▸ Task directions:
Would you retype, exactly and without the pictures, the lines between the line holding "Give me the Chart.js source for this chart." and the line holding "7.17, 6.8, 6.42];", inclusive, and nothing else?

▸ Listed records:
= = =

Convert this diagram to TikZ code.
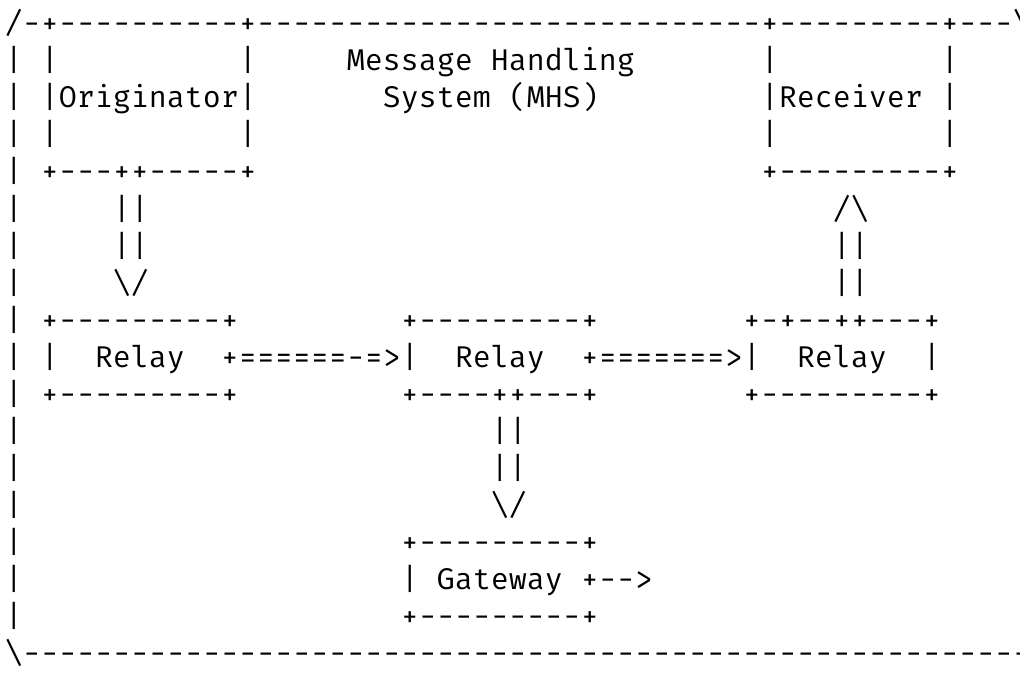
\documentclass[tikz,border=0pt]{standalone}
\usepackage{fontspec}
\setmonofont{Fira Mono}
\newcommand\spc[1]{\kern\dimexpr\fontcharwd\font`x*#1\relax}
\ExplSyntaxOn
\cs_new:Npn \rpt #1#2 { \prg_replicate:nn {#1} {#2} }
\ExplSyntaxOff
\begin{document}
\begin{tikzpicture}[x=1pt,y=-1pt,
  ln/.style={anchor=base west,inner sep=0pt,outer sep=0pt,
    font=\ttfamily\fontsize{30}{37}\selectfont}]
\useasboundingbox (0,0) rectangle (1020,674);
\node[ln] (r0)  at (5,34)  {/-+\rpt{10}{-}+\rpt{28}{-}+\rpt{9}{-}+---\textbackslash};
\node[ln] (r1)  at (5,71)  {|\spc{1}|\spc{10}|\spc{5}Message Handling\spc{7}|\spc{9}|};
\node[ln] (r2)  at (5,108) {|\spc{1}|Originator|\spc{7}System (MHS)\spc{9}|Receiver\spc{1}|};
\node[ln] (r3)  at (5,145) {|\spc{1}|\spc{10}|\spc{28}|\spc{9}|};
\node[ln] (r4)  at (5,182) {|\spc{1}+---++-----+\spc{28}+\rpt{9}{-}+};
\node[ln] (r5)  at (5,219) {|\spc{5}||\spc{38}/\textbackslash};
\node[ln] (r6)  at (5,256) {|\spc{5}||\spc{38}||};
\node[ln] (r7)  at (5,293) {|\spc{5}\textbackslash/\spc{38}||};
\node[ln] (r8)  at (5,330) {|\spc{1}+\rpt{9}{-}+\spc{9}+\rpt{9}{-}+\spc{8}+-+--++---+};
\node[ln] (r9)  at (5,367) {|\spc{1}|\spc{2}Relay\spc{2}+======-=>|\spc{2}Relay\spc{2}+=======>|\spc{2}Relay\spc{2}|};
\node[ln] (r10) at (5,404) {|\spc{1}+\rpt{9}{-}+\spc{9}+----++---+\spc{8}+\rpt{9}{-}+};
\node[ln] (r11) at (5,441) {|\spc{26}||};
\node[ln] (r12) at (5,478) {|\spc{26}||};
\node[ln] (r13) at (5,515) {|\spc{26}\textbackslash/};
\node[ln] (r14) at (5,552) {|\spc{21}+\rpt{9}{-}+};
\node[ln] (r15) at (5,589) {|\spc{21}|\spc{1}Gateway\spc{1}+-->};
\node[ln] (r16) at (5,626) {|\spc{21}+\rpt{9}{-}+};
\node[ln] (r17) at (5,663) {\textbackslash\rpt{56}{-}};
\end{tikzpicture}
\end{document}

= = =

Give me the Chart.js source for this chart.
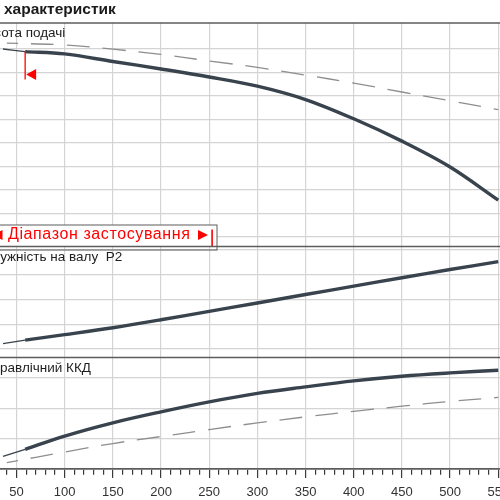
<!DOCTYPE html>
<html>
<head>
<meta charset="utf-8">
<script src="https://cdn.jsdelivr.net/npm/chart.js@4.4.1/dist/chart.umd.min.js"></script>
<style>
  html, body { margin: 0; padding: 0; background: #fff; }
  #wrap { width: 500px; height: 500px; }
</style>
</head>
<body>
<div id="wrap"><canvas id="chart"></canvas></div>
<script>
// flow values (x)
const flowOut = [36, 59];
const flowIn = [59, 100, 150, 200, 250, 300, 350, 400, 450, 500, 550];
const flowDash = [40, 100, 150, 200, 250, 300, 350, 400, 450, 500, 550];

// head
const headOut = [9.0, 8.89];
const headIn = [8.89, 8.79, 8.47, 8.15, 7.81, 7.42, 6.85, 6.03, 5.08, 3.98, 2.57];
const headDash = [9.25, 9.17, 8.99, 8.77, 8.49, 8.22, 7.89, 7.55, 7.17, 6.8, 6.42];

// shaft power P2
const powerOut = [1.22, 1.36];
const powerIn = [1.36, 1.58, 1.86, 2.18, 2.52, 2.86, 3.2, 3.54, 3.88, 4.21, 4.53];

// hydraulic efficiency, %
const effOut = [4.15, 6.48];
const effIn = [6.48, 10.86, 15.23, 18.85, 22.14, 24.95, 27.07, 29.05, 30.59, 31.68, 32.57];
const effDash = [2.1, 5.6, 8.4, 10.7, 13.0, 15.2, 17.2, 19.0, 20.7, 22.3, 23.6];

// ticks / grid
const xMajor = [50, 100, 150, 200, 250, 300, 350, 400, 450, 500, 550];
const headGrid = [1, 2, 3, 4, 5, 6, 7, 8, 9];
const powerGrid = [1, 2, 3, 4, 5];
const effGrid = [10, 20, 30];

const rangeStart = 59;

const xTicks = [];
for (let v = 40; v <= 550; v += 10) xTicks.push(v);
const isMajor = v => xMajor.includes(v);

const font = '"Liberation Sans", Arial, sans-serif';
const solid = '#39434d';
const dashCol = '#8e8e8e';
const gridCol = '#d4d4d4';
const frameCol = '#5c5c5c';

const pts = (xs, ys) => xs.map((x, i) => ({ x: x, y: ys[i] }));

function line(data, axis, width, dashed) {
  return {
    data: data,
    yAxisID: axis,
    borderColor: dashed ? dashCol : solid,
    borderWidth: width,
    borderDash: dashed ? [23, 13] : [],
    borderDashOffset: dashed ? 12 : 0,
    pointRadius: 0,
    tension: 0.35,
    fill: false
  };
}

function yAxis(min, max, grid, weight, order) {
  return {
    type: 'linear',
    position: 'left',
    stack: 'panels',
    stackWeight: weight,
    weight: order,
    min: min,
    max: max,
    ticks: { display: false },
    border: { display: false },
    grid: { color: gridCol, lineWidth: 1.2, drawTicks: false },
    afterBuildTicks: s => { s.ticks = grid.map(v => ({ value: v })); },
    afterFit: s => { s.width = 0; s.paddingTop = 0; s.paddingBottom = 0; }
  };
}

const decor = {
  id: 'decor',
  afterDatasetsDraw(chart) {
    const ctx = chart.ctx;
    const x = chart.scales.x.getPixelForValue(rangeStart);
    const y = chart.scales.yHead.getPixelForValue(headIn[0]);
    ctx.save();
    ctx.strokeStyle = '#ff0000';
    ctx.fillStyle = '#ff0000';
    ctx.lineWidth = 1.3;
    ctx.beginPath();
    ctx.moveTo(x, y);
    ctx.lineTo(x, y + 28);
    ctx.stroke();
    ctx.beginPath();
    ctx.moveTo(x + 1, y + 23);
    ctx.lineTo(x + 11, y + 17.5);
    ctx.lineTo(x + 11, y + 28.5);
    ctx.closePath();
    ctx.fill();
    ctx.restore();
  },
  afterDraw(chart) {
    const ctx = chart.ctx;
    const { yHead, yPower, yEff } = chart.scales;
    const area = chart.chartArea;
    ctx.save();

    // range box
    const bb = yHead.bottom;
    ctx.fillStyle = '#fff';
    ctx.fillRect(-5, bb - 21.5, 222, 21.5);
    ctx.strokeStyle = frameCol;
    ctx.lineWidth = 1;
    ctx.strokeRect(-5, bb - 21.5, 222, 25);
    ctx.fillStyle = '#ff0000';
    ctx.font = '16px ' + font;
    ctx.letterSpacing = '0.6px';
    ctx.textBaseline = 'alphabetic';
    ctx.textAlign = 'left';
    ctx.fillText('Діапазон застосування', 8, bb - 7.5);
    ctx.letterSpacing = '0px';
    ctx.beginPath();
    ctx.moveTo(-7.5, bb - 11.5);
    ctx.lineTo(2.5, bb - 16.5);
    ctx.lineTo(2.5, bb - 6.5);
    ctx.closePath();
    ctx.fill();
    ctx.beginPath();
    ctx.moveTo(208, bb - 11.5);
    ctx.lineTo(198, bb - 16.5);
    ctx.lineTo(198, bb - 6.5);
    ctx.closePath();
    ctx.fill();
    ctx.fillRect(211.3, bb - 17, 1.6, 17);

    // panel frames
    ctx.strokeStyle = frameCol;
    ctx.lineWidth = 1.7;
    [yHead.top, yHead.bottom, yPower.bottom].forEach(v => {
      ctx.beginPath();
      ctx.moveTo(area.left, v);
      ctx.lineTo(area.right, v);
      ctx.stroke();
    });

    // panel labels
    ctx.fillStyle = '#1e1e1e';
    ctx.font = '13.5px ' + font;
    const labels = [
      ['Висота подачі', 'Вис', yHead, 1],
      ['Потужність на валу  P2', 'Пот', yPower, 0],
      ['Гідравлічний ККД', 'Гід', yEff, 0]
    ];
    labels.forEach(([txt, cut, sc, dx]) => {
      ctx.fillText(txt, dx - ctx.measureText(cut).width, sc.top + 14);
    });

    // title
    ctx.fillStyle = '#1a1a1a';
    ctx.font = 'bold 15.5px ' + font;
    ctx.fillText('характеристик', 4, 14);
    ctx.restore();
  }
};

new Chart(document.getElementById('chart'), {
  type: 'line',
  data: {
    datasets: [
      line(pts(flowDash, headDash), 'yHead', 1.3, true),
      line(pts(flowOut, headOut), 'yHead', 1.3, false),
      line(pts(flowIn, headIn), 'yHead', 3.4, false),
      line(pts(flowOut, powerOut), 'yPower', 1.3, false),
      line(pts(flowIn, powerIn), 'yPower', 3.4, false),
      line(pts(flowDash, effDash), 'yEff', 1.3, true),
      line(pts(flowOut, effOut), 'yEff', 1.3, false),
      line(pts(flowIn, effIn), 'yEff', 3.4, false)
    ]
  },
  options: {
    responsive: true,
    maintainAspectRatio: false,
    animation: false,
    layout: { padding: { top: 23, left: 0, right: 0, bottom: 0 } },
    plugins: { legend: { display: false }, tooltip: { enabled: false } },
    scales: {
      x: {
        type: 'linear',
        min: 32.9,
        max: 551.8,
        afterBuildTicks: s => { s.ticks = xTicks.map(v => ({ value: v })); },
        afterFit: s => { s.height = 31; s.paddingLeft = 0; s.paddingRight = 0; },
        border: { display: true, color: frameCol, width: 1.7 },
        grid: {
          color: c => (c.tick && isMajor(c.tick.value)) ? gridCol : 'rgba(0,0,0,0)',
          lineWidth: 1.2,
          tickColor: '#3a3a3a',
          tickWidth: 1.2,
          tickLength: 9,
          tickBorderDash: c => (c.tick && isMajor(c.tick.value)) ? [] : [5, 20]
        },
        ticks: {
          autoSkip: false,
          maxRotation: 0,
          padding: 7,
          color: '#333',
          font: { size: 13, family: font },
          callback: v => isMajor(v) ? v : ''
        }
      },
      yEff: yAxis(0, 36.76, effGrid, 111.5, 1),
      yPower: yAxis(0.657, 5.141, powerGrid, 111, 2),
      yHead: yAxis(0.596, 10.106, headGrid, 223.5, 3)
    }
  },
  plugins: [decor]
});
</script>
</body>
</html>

= = =

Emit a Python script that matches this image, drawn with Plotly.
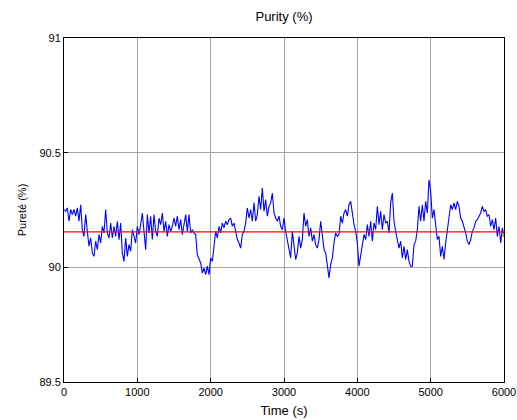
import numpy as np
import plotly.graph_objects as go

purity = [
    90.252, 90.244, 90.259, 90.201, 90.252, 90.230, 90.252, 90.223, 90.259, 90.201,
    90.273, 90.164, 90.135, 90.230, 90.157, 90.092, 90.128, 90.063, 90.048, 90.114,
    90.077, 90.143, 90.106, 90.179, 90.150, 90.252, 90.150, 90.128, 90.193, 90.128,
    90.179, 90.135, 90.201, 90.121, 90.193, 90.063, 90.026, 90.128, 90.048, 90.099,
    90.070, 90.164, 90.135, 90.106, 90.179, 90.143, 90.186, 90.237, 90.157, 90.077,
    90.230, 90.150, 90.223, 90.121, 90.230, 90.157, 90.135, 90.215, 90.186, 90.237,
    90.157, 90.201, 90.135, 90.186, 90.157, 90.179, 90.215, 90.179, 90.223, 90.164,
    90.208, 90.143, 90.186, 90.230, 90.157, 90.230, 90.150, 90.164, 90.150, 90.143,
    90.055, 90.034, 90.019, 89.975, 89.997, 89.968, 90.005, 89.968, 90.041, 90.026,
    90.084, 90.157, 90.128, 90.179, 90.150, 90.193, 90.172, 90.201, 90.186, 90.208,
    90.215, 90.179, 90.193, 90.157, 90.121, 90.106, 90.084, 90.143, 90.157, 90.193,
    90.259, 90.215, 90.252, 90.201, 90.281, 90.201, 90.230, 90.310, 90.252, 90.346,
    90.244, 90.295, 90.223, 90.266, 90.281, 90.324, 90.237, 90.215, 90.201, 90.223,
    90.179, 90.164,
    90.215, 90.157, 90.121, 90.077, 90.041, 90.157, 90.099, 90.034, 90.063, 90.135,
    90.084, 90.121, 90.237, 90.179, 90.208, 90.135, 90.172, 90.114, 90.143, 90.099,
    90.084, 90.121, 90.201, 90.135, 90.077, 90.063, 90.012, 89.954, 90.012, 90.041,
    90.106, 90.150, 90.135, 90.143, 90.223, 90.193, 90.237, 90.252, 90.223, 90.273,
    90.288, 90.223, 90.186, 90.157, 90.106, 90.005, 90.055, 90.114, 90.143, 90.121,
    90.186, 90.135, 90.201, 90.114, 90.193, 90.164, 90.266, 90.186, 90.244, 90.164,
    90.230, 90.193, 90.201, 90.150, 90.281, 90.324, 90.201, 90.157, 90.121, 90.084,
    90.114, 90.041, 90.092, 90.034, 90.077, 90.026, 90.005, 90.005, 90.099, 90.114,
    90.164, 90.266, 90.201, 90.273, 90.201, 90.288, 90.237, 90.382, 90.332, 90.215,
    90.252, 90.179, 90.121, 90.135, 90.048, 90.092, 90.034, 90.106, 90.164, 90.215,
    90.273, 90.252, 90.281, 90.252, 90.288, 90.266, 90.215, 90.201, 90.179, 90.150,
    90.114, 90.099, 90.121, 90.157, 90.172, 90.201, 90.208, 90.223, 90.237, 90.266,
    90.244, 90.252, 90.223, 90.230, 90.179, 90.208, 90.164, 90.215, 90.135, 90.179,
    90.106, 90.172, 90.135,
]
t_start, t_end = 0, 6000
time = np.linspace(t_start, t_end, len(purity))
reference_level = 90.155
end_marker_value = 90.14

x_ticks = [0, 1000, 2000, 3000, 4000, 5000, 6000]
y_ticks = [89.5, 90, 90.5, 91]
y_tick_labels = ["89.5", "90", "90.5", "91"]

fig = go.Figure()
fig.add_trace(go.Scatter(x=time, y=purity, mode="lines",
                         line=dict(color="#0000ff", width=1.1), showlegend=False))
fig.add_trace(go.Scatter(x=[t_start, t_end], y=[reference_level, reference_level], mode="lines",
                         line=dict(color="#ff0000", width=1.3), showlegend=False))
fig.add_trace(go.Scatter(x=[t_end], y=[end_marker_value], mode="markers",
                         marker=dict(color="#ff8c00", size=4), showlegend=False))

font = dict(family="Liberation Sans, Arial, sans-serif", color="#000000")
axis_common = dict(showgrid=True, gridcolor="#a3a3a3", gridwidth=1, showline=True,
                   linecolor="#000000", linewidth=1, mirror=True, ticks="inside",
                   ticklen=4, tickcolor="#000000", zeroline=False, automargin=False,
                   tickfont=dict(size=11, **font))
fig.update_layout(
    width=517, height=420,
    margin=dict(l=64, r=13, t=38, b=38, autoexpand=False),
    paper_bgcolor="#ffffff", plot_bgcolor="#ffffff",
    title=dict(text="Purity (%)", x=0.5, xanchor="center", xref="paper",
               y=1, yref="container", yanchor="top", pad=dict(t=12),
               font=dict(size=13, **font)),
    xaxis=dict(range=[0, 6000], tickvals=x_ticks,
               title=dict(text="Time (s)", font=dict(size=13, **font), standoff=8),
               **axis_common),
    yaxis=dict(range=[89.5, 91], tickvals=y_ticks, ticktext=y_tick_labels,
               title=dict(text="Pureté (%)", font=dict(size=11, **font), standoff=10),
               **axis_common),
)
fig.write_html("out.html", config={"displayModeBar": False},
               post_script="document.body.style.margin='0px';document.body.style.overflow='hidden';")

= = =

▸ Complete answer:
Give me the Chart.js source for this chart.
<!DOCTYPE html>
<html>
<head>
<meta charset="utf-8">
<script src="https://cdn.jsdelivr.net/npm/chart.js@4.4.1/dist/chart.umd.min.js"></script>
<style>
  html, body { margin: 0; padding: 0; background: #fff; }
  #wrap { width: 500px; height: 500px; }
</style>
</head>
<body>
<div id="wrap"><canvas id="chart"></canvas></div>
<script>
// flow values (x)
const flowOut = [36, 59];
const flowIn = [59, 100, 150, 200, 250, 300, 350, 400, 450, 500, 550];
const flowDash = [40, 100, 150, 200, 250, 300, 350, 400, 450, 500, 550];

// head
const headOut = [9.0, 8.89];
const headIn = [8.89, 8.79, 8.47, 8.15, 7.81, 7.42, 6.85, 6.03, 5.08, 3.98, 2.57];
const headDash = [9.25, 9.17, 8.99, 8.77, 8.49, 8.22, 7.89, 7.55, 7.17, 6.8, 6.42];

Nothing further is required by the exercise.